The right boiler for the job
Williams explains that there are two main types of boilers: those with a fire tube design, which is essentially a cylindrical vessel containing water, with tubes passing through it that carries hot flue gas through the inside of the tubes. Heat transfers through the tubes to the body of water on the outside of the tubes, eventually creating steam. Water tube boilers contain less water volume per unit of steam output, featuring upper and lower steam drums connected by boiler tubes. Water boils within the tubes, with steam rising to the top of the boiler into the steam drum.
There is also the option of a combined water tube and fire tube design.

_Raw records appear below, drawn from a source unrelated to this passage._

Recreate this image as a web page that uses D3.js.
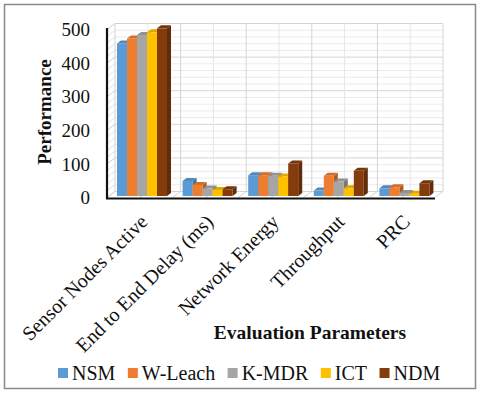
<!DOCTYPE html>
<html>
<head>
<meta charset="utf-8">
<script src="https://cdn.jsdelivr.net/npm/d3@7/dist/d3.min.js"></script>
<style>
  body { margin: 0; background: #fff; }
</style>
</head>
<body>
<div id="chart"></div>
<script>
// data
var categories = ["Sensor Nodes Active", "End to End Delay (ms)", "Network Energy", "Throughput", "PRC"];
var seriesNames = ["NSM", "W-Leach", "K-MDR", "ICT", "NDM"];
var nsm    = [454, 45, 62, 16, 23];
var wleach = [469, 33, 62, 60, 26];
var kmdr   = [479, 22, 60, 43, 9];
var ict    = [487, 18, 58, 23, 7];
var ndm    = [499, 20, 97, 75, 38];
var yTicks = [0, 100, 200, 300, 400, 500];
var colors = ["#5B9BD5", "#ED7D31", "#A5A5A5", "#FFC000", "#843C0C"];

var series = [nsm, wleach, kmdr, ict, ndm];
var FONT = "'Liberation Serif', 'Times New Roman', serif";

var W = 480, H = 395;
var svg = d3.select("#chart").append("svg").attr("width", W).attr("height", H)
  .attr("font-family", FONT);
svg.append("rect").attr("width", W).attr("height", H).attr("fill", "#fff");
svg.append("rect").attr("x", 4.5).attr("y", 4.5).attr("width", 471).attr("height", 384)
  .attr("fill", "none").attr("stroke", "#8a8a8a").attr("stroke-width", 1.5);

// 3d wall offset
var dx = 8, dy = -6;

var x = d3.scaleBand().domain(categories).range([107, 435]);
var y = d3.scaleLinear().domain([0, 500]).range([197.5, 29.5]);

var walls = svg.append("g");
var minor = d3.range(0, 501, 20);
// back wall horizontal gridlines
minor.forEach(function(v) {
  var major = v % 100 == 0;
  walls.append("line")
    .attr("x1", 107 + dx).attr("x2", 435 + dx)
    .attr("y1", y(v) + dy).attr("y2", y(v) + dy)
    .attr("stroke", major ? "#d4d4d4" : "#ebebeb").attr("stroke-width", 1);
  // side wall
  walls.append("line")
    .attr("x1", 107).attr("x2", 107 + dx)
    .attr("y1", y(v)).attr("y2", y(v) + dy)
    .attr("stroke", major ? "#cfcfcf" : "#e3e3e3").attr("stroke-width", 1);
});
// back wall vertical gridlines + floor lines
var vx = [];
categories.forEach(function(c) { vx.push(x(c)); vx.push(x(c) + x.bandwidth() / 2); });
vx.push(435);
vx.forEach(function(xx, i) {
  walls.append("line")
    .attr("x1", xx + dx).attr("x2", xx + dx)
    .attr("y1", y(500) + dy).attr("y2", y(0) + dy)
    .attr("stroke", i % 2 == 0 ? "#d4d4d4" : "#e6e6e6");
  walls.append("line")
    .attr("x1", xx).attr("x2", xx + dx)
    .attr("y1", y(0)).attr("y2", y(0) + dy)
    .attr("stroke", "#d4d4d4");
});

// bars
var barW = 10, bdx = 4, bdy = -3;
function shade(c, k) { return d3.color(c).darker(k).formatHex(); }
var barsG = svg.append("g");
categories.forEach(function(c, ci) {
  var x0 = x(c) + 10;
  series.forEach(function(s, si) {
    var bx = x0 + si * barW, top = y(s[ci]) - 1.5, bot = y(0) - 1.5;
    var g = barsG.append("g");
    // side
    g.append("path")
      .attr("d", "M" + (bx + barW) + "," + top + "L" + (bx + barW + bdx) + "," + (top + bdy) +
        "L" + (bx + barW + bdx) + "," + (bot + bdy) + "L" + (bx + barW) + "," + bot + "Z")
      .attr("fill", shade(colors[si], 0.9));
    // top
    g.append("path")
      .attr("d", "M" + bx + "," + top + "L" + (bx + bdx) + "," + (top + bdy) +
        "L" + (bx + barW + bdx) + "," + (top + bdy) + "L" + (bx + barW) + "," + top + "Z")
      .attr("fill", shade(colors[si], 0.35));
    // front
    g.append("rect").attr("x", bx).attr("y", top).attr("width", barW).attr("height", bot - top)
      .attr("fill", colors[si]);
  });
});

// axis lines
svg.append("line").attr("x1", 107).attr("x2", 107).attr("y1", 28).attr("y2", 199)
  .attr("stroke", "#111").attr("stroke-width", 2.2);
svg.append("line").attr("x1", 106).attr("x2", 435).attr("y1", 198.5).attr("y2", 198.5)
  .attr("stroke", "#111").attr("stroke-width", 2.2);

// y tick labels
svg.selectAll(".ytick").data(yTicks).enter().append("text")
  .attr("class", "ytick")
  .attr("x", 90).attr("y", function(d) { return y(d); })
  .attr("dy", "0.35em").attr("text-anchor", "end")
  .attr("font-size", "19px").attr("fill", "#111")
  .text(function(d) { return d; });

svg.append("text")
  .attr("transform", "translate(51,112) rotate(-90)")
  .attr("text-anchor", "middle").attr("font-size", "19px").attr("font-weight", "bold")
  .attr("fill", "#111")
  .text("Performance");

// category labels
svg.selectAll(".xlab").data(categories).enter().append("text")
  .attr("class", "xlab")
  .attr("text-anchor", "end").attr("font-size", "20px").attr("fill", "#111")
  .attr("transform", function(d) {
    return "translate(" + (x(d) + x.bandwidth() / 2 + 9) + ",223) rotate(-45)";
  })
  .text(function(d) { return d; });

svg.append("text")
  .attr("x", 310).attr("y", 339).attr("text-anchor", "middle")
  .attr("font-size", "19.5px").attr("font-weight", "bold").attr("fill", "#111")
  .text("Evaluation Parameters");

// legend
var legend = svg.append("g");
var lx = 58;
seriesNames.forEach(function(n, i) {
  legend.append("rect").attr("x", lx).attr("y", 368).attr("width", 10).attr("height", 10)
    .attr("fill", colors[i]);
  var t = legend.append("text").attr("x", lx + 14).attr("y", 373).attr("dy", "0.35em")
    .attr("font-size", "20px").attr("fill", "#111").text(n);
  lx += 14 + t.node().getComputedTextLength() + 12.5;
});
</script>
</body>
</html>
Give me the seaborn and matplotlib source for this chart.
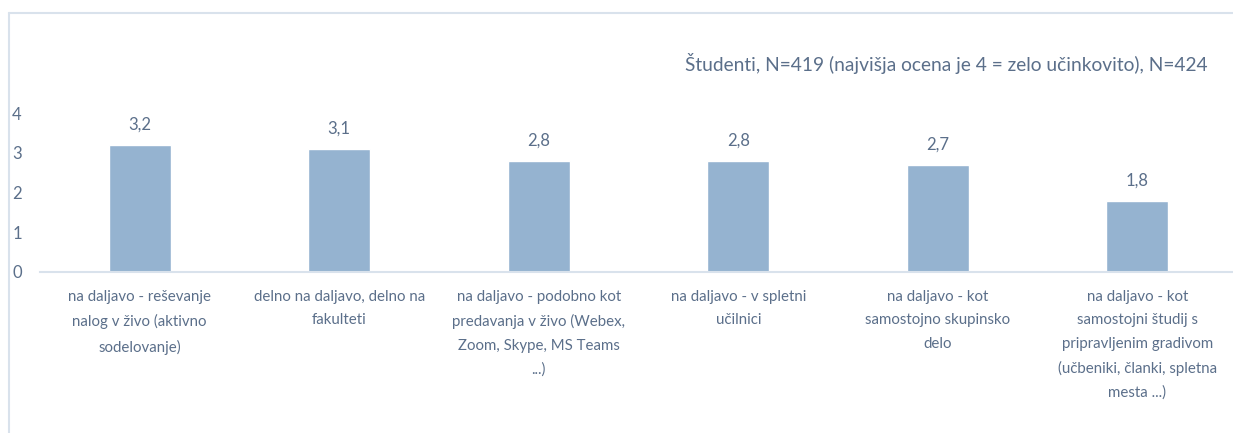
import matplotlib
matplotlib.use("Agg")
import matplotlib.pyplot as plt
import seaborn as sns
import pandas as pd

# data
categories = [
    "na daljavo - reševanje\nnalog v živo (aktivno\nsodelovanje)",
    "delno na daljavo, delno na\nfakulteti",
    "na daljavo - podobno kot\npredavanja v živo (Webex,\nZoom, Skype, MS Teams\n...)",
    "na daljavo - v spletni\nučilnici",
    "na daljavo - kot\nsamostojno skupinsko\ndelo",
    "na daljavo - kot\nsamostojni študij s\npripravljenim gradivom\n(učbeniki, članki, spletna\nmesta ...)",
]
values = [3.2, 3.1, 2.8, 2.8, 2.7, 1.8]
value_labels = ["3,2", "3,1", "2,8", "2,8", "2,7", "1,8"]
yticks = [0, 1, 2, 3, 4]
note = "Študenti, N=419 (najvišja ocena je 4 = zelo učinkovito), N=424"

df = pd.DataFrame({"cat": categories, "val": values})

sns.set_style("white")
plt.rcParams["font.family"] = ["Lato", "DejaVu Sans"]

text_col = "#5B6F8A"
bar_col = "#95B3D0"
line_col = "#D9E2EC"

W, H = 1233, 433
fig = plt.figure(figsize=(W / 100, H / 100), dpi=100)

# chart frame (only left and top edges are visible in the crop)
fig.add_artist(plt.Line2D([8.5 / W, 8.5 / W], [0, (H - 12.5) / H],
                          transform=fig.transFigure, color=line_col, lw=1.5))
fig.add_artist(plt.Line2D([8.5 / W, 1], [(H - 12.5) / H, (H - 12.5) / H],
                          transform=fig.transFigure, color=line_col, lw=1.5))

ax = fig.add_axes([40 / W, (H - 272) / H, 1197 / W, 158.8 / H])
sns.barplot(data=df, x="cat", y="val", color=bar_col, width=0.31,
            saturation=1, ax=ax)

ax.set_ylim(0, 4)
ax.set_yticks(yticks)
ax.set_xlim(-0.5, 5.5)
ax.set_xlabel("")
ax.set_ylabel("")
ax.tick_params(axis="y", length=0, pad=20, labelsize=12, labelcolor=text_col)
ax.tick_params(axis="x", length=0, pad=13, labelsize=10.8, labelcolor=text_col)
for lab in ax.get_yticklabels():
    lab.set_horizontalalignment("left")
ax.set_xticks(range(len(categories)))
ax.set_xticklabels(categories, linespacing=1.85)

for s in ["top", "right", "left"]:
    ax.spines[s].set_visible(False)
ax.spines["bottom"].set_color(line_col)
ax.spines["bottom"].set_linewidth(1.5)

for i, (v, t) in enumerate(zip(values, value_labels)):
    ax.text(i, v + 0.3, t, ha="center", va="bottom", fontsize=12,
            color=text_col, clip_on=False)

fig.text(1208 / W, (H - 64) / H, note, ha="right", va="center",
         fontsize=13.8, color=text_col)

fig.savefig("out.png", dpi=100)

Williams adds that optimising efficiencies and understanding a client’s current and future operational requirements are critical when selecting a boiler: “The decision needs to be robust and defensible in terms of longer-term business strategy. These assets are expensive to buy, operate and maintain – and have potentially long service lives if well maintained, so a selection error can impact on many fronts for a long time.”
Partnership
AES claims to be the ‘perfect partner’ in making such a decision, with many years of experience across numerous industries, operations and energy plants, equipping the company to provide the necessary on-the-ground capex, opex and other insights. After engaging with a client to understand the company’s overall objectives, AES can provide an overview of workable steam boiler alternatives – and assist in clarifying the technicalities of each.
“We can then assist with the execution of a project on a turnkey basis – or combine the turnkey project with an operations and maintenance SLA which covers a longer-term contract period (of at least three years). AES can provide a solution while being fully accountable to clients around their operational outcomes,” Williams concludes.